• [INPUT ROWS]

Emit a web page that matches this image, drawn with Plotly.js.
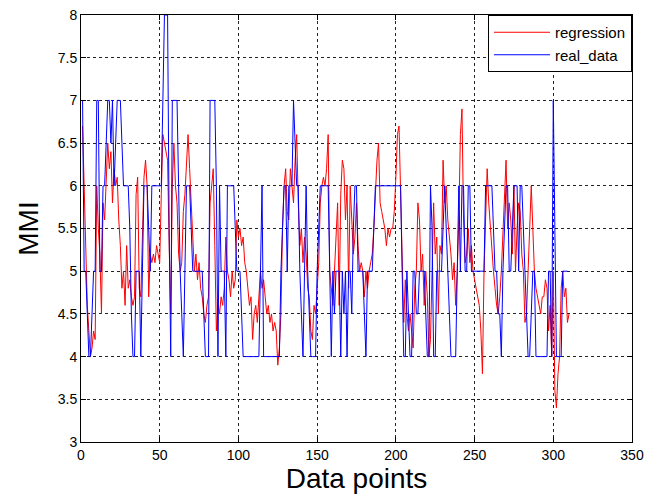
<!DOCTYPE html>
<html>
<head>
<meta charset="utf-8">
<script src="https://cdn.plot.ly/plotly-3.0.1.min.js"></script>
<style>
html,body{margin:0;padding:0;background:#fff;}
#chart{width:659px;height:502px;}
</style>
</head>
<body>
<div id="chart"></div>
<script>
// regression output (red), points 1..310
const regression = [
6.7,6.0,5.3,4.6,4.3,4.0,4.1,4.3,4.2,6.0,
5.5,5.2,4.5,5.8,5.6,6.1,6.5,6.2,6.4,5.8,
6.2,6.0,6.1,5.6,5.3,4.8,5.0,4.6,5.3,4.8,
4.9,4.7,4.6,4.7,5.9,6.1,4.8,4.7,5.3,6.1,
6.3,6.0,4.7,5.2,5.1,5.2,5.1,5.3,5.2,5.1,
5.9,6.6,6.5,6.4,6.3,5.3,4.5,6.0,6.5,6.0,
5.8,5.2,5.0,5.1,5.7,5.9,6.3,6.6,6.2,5.7,
5.4,5.0,5.2,4.9,5.1,4.8,4.7,4.5,4.4,4.6,
4.7,5.8,6.0,6.2,5.3,4.3,4.6,4.5,4.7,4.6,
4.8,5.4,5.0,4.9,4.7,5.0,4.8,4.9,5.6,5.4,
5.5,5.3,5.4,5.1,5.0,4.8,4.6,4.7,4.2,4.5,
4.6,4.4,4.7,5.0,4.8,4.9,4.7,4.5,4.6,4.4,
4.5,4.3,4.4,4.3,3.9,4.1,4.5,5.5,6.0,6.2,
5.7,5.6,6.2,6.0,5.8,6.3,6.6,5.8,5.3,5.5,
5.1,5.4,5.2,4.8,4.7,4.3,4.2,4.6,4.5,4.8,
5.1,5.8,6.0,6.1,6.0,6.2,6.6,5.0,4.8,4.6,
5.0,5.5,5.8,4.6,5.9,6.3,6.2,5.6,6.0,4.8,
6.0,5.6,5.2,5.4,5.8,5.3,5.0,5.1,5.0,4.7,
5.0,4.8,5.0,5.1,5.2,5.5,5.9,6.3,6.5,5.8,
5.7,5.6,5.5,5.3,5.5,5.4,5.5,5.5,5.7,6.1,
6.6,6.7,5.9,5.0,4.4,4.9,4.5,4.3,4.5,4.3,
4.1,4.8,5.0,5.8,5.6,5.0,5.2,4.6,5.0,4.7,
4.0,4.2,5.0,5.8,5.2,5.4,4.5,5.3,5.2,6.3,
5.8,6.0,5.6,5.4,5.2,4.9,5.1,4.6,5.0,5.6,
6.6,6.9,5.6,5.1,5.2,5.5,5.1,5.3,5.0,4.9,
4.8,4.7,4.6,4.3,3.8,5.0,5.7,6.2,5.8,5.5,
5.2,5.0,4.8,4.6,4.5,4.7,5.0,5.5,5.8,6.3,
5.5,5.8,5.6,5.2,6.0,5.0,5.5,5.8,5.7,5.2,
5.0,4.4,4.5,5.0,5.6,6.0,5.5,5.0,4.8,4.7,
4.6,4.5,4.7,4.7,4.9,4.8,4.3,4.6,4.0,5.0,
3.6,3.4,3.8,4.0,4.8,5.0,4.7,4.8,4.4,4.5
];
const realData = [
7,5,5,4.5,4,4,4.5,5,5,7,
7,5,5,6,6,6.5,7,7,6.5,7,
6,6.5,7,7,7,6.5,6,6,6,6,
5.5,4.5,4,4,5,5,5,4,5,6,
6,6,5.5,5,6,6,6,6,6,6,
6,7,8,8,8,5.5,4,7,7,7,
7,6,5,4.5,4,5,6,6,6,5.5,
5,5,5,5,5,5,5,4.5,4,4,
4,7,7,7,7,6,4,6,5,5,
5,4,6,6,6,6,6,5.5,5,5,
5,4.5,4,4,4,4,4,4,4,4,
4,4,4,5,6,4,4,4,4,4,
4,4,4,4,4,4,5,5.5,6,6,
5,6,6,6,7,6.5,6,6,5,4.5,
4,5,6,5,4.5,4,4,4,4,5,
5.5,6,6,6,6,6,6,5,4,5,
4.5,5,5,5,4,5,4.5,5,4,5,
5,4.5,5.5,6,6,5,5,5,5,4.5,
4,5,5,5,5,5.5,6,6,6,6,
6,6,6,6,6,6,6,6,6,6,
6,6,6,5,4,4,5,4.5,4,4,
5,5,4.5,4.5,5,5,5,5,4.5,4,
4,6,5.5,4,4,5,5,5,5,5.5,
6,5.5,5,4.5,4,4,4,4,5,6,
5,6,6,5,5,6,6,5,5,5,
5,5,5,5,5,5,6,6,6,6,
6,5.5,5,5,4.5,4.5,4,5,5.5,6,
6,5,5,5.5,6,6,6,5,6,6,
5.5,5,4.5,4,4,4.5,5,5,4,4,
4,4,4,4,4,4,5,5,4,7,
5.5,4,4,4,4,5,5,5,5
];
const seriesNames = ["regression", "real_data"];
const xTicks = [0, 50, 100, 150, 200, 250, 300, 350];
const yTicks = [3, 3.5, 4, 4.5, 5, 5.5, 6, 6.5, 7, 7.5, 8];

const idx = arr => arr.map((_, i) => i + 1);
const FONT = '"Liberation Sans", Arial, Helvetica, sans-serif';

const traces = [
  {x: idx(regression), y: regression, name: seriesNames[0], type: 'scatter', mode: 'lines',
   line: {color: '#ff0000', width: 1}},
  {x: idx(realData), y: realData, name: seriesNames[1], type: 'scatter', mode: 'lines',
   line: {color: '#0000ff', width: 1}}
];

const axisCommon = {
  showline: true, linecolor: '#000', linewidth: 1, mirror: 'ticks',
  ticks: 'inside', ticklen: 5, tickcolor: '#000', tickwidth: 1,
  showgrid: true, gridcolor: '#222', gridwidth: 1, griddash: '3px,3px',
  zeroline: false, tickfont: {family: FONT, size: 14, color: '#000'},
  tickmode: 'array', automargin: false
};

const layout = {
  width: 659, height: 502,
  margin: {l: 81, r: 27, t: 15, b: 60},
  paper_bgcolor: '#fff', plot_bgcolor: '#fff',
  font: {family: FONT, color: '#000'},
  showlegend: true,
  legend: {x: 1, y: 1, xanchor: 'right', yanchor: 'top',
           bgcolor: '#fff', bordercolor: '#000', borderwidth: 1,
           itemwidth: 56, tracegroupgap: 0,
           font: {family: FONT, size: 15, color: '#000'}},
  xaxis: Object.assign({}, axisCommon, {
    range: [0, 350], tickvals: xTicks, ticktext: xTicks.map(String),
    title: {text: 'Data points', font: {family: FONT, size: 28, color: '#000'}, standoff: 6}
  }),
  yaxis: Object.assign({}, axisCommon, {
    range: [3, 8], tickvals: yTicks, ticktext: yTicks.map(String),
    title: {text: 'MMI', font: {family: FONT, size: 28, color: '#000'}, standoff: 10}
  })
};

Plotly.newPlot('chart', traces, layout, {displayModeBar: false, staticPlot: true});
</script>
</body>
</html>
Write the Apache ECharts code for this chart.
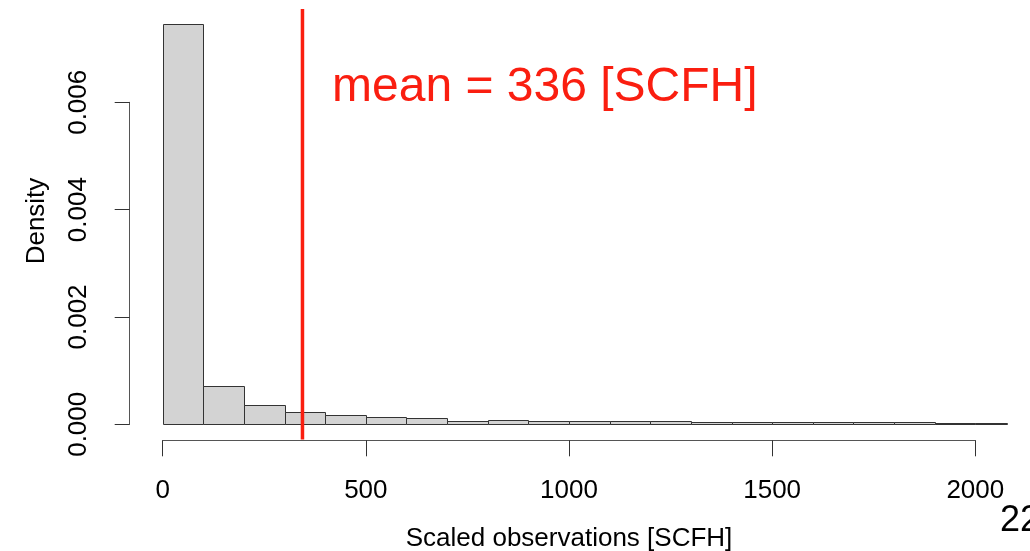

• [TASK TO CARRY OUT]
Leave out the pictures and restate everything else word for word.

• [ANSWER FOR THE TASK]
Emit a web page that matches this image, drawn with Plotly.js.
<!DOCTYPE html>
<html>
<head>
<meta charset="utf-8">
<script src="https://cdn.plot.ly/plotly-3.0.1.min.js"></script>
<style>
html,body{margin:0;padding:0;background:#fff;}
#chart{width:659px;height:502px;}
</style>
</head>
<body>
<div id="chart"></div>
<script>
// regression output (red), points 1..310
const regression = [
6.7,6.0,5.3,4.6,4.3,4.0,4.1,4.3,4.2,6.0,
5.5,5.2,4.5,5.8,5.6,6.1,6.5,6.2,6.4,5.8,
6.2,6.0,6.1,5.6,5.3,4.8,5.0,4.6,5.3,4.8,
4.9,4.7,4.6,4.7,5.9,6.1,4.8,4.7,5.3,6.1,
6.3,6.0,4.7,5.2,5.1,5.2,5.1,5.3,5.2,5.1,
5.9,6.6,6.5,6.4,6.3,5.3,4.5,6.0,6.5,6.0,
5.8,5.2,5.0,5.1,5.7,5.9,6.3,6.6,6.2,5.7,
5.4,5.0,5.2,4.9,5.1,4.8,4.7,4.5,4.4,4.6,
4.7,5.8,6.0,6.2,5.3,4.3,4.6,4.5,4.7,4.6,
4.8,5.4,5.0,4.9,4.7,5.0,4.8,4.9,5.6,5.4,
5.5,5.3,5.4,5.1,5.0,4.8,4.6,4.7,4.2,4.5,
4.6,4.4,4.7,5.0,4.8,4.9,4.7,4.5,4.6,4.4,
4.5,4.3,4.4,4.3,3.9,4.1,4.5,5.5,6.0,6.2,
5.7,5.6,6.2,6.0,5.8,6.3,6.6,5.8,5.3,5.5,
5.1,5.4,5.2,4.8,4.7,4.3,4.2,4.6,4.5,4.8,
5.1,5.8,6.0,6.1,6.0,6.2,6.6,5.0,4.8,4.6,
5.0,5.5,5.8,4.6,5.9,6.3,6.2,5.6,6.0,4.8,
6.0,5.6,5.2,5.4,5.8,5.3,5.0,5.1,5.0,4.7,
5.0,4.8,5.0,5.1,5.2,5.5,5.9,6.3,6.5,5.8,
5.7,5.6,5.5,5.3,5.5,5.4,5.5,5.5,5.7,6.1,
6.6,6.7,5.9,5.0,4.4,4.9,4.5,4.3,4.5,4.3,
4.1,4.8,5.0,5.8,5.6,5.0,5.2,4.6,5.0,4.7,
4.0,4.2,5.0,5.8,5.2,5.4,4.5,5.3,5.2,6.3,
5.8,6.0,5.6,5.4,5.2,4.9,5.1,4.6,5.0,5.6,
6.6,6.9,5.6,5.1,5.2,5.5,5.1,5.3,5.0,4.9,
4.8,4.7,4.6,4.3,3.8,5.0,5.7,6.2,5.8,5.5,
5.2,5.0,4.8,4.6,4.5,4.7,5.0,5.5,5.8,6.3,
5.5,5.8,5.6,5.2,6.0,5.0,5.5,5.8,5.7,5.2,
5.0,4.4,4.5,5.0,5.6,6.0,5.5,5.0,4.8,4.7,
4.6,4.5,4.7,4.7,4.9,4.8,4.3,4.6,4.0,5.0,
3.6,3.4,3.8,4.0,4.8,5.0,4.7,4.8,4.4,4.5
];
const realData = [
7,5,5,4.5,4,4,4.5,5,5,7,
7,5,5,6,6,6.5,7,7,6.5,7,
6,6.5,7,7,7,6.5,6,6,6,6,
5.5,4.5,4,4,5,5,5,4,5,6,
6,6,5.5,5,6,6,6,6,6,6,
6,7,8,8,8,5.5,4,7,7,7,
7,6,5,4.5,4,5,6,6,6,5.5,
5,5,5,5,5,5,5,4.5,4,4,
4,7,7,7,7,6,4,6,5,5,
5,4,6,6,6,6,6,5.5,5,5,
5,4.5,4,4,4,4,4,4,4,4,
4,4,4,5,6,4,4,4,4,4,
4,4,4,4,4,4,5,5.5,6,6,
5,6,6,6,7,6.5,6,6,5,4.5,
4,5,6,5,4.5,4,4,4,4,5,
5.5,6,6,6,6,6,6,5,4,5,
4.5,5,5,5,4,5,4.5,5,4,5,
5,4.5,5.5,6,6,5,5,5,5,4.5,
4,5,5,5,5,5.5,6,6,6,6,
6,6,6,6,6,6,6,6,6,6,
6,6,6,5,4,4,5,4.5,4,4,
5,5,4.5,4.5,5,5,5,5,4.5,4,
4,6,5.5,4,4,5,5,5,5,5.5,
6,5.5,5,4.5,4,4,4,4,5,6,
5,6,6,5,5,6,6,5,5,5,
5,5,5,5,5,5,6,6,6,6,
6,5.5,5,5,4.5,4.5,4,5,5.5,6,
6,5,5,5.5,6,6,6,5,6,6,
5.5,5,4.5,4,4,4.5,5,5,4,4,
4,4,4,4,4,4,5,5,4,7,
5.5,4,4,4,4,5,5,5,5
];
const seriesNames = ["regression", "real_data"];
const xTicks = [0, 50, 100, 150, 200, 250, 300, 350];
const yTicks = [3, 3.5, 4, 4.5, 5, 5.5, 6, 6.5, 7, 7.5, 8];

const idx = arr => arr.map((_, i) => i + 1);
const FONT = '"Liberation Sans", Arial, Helvetica, sans-serif';

const traces = [
  {x: idx(regression), y: regression, name: seriesNames[0], type: 'scatter', mode: 'lines',
   line: {color: '#ff0000', width: 1}},
  {x: idx(realData), y: realData, name: seriesNames[1], type: 'scatter', mode: 'lines',
   line: {color: '#0000ff', width: 1}}
];

const axisCommon = {
  showline: true, linecolor: '#000', linewidth: 1, mirror: 'ticks',
  ticks: 'inside', ticklen: 5, tickcolor: '#000', tickwidth: 1,
  showgrid: true, gridcolor: '#222', gridwidth: 1, griddash: '3px,3px',
  zeroline: false, tickfont: {family: FONT, size: 14, color: '#000'},
  tickmode: 'array', automargin: false
};

const layout = {
  width: 659, height: 502,
  margin: {l: 81, r: 27, t: 15, b: 60},
  paper_bgcolor: '#fff', plot_bgcolor: '#fff',
  font: {family: FONT, color: '#000'},
  showlegend: true,
  legend: {x: 1, y: 1, xanchor: 'right', yanchor: 'top',
           bgcolor: '#fff', bordercolor: '#000', borderwidth: 1,
           itemwidth: 56, tracegroupgap: 0,
           font: {family: FONT, size: 15, color: '#000'}},
  xaxis: Object.assign({}, axisCommon, {
    range: [0, 350], tickvals: xTicks, ticktext: xTicks.map(String),
    title: {text: 'Data points', font: {family: FONT, size: 28, color: '#000'}, standoff: 6}
  }),
  yaxis: Object.assign({}, axisCommon, {
    range: [3, 8], tickvals: yTicks, ticktext: yTicks.map(String),
    title: {text: 'MMI', font: {family: FONT, size: 28, color: '#000'}, standoff: 10}
  })
};

Plotly.newPlot('chart', traces, layout, {displayModeBar: false, staticPlot: true});
</script>
</body>
</html>
Write the Apache ECharts code for this chart.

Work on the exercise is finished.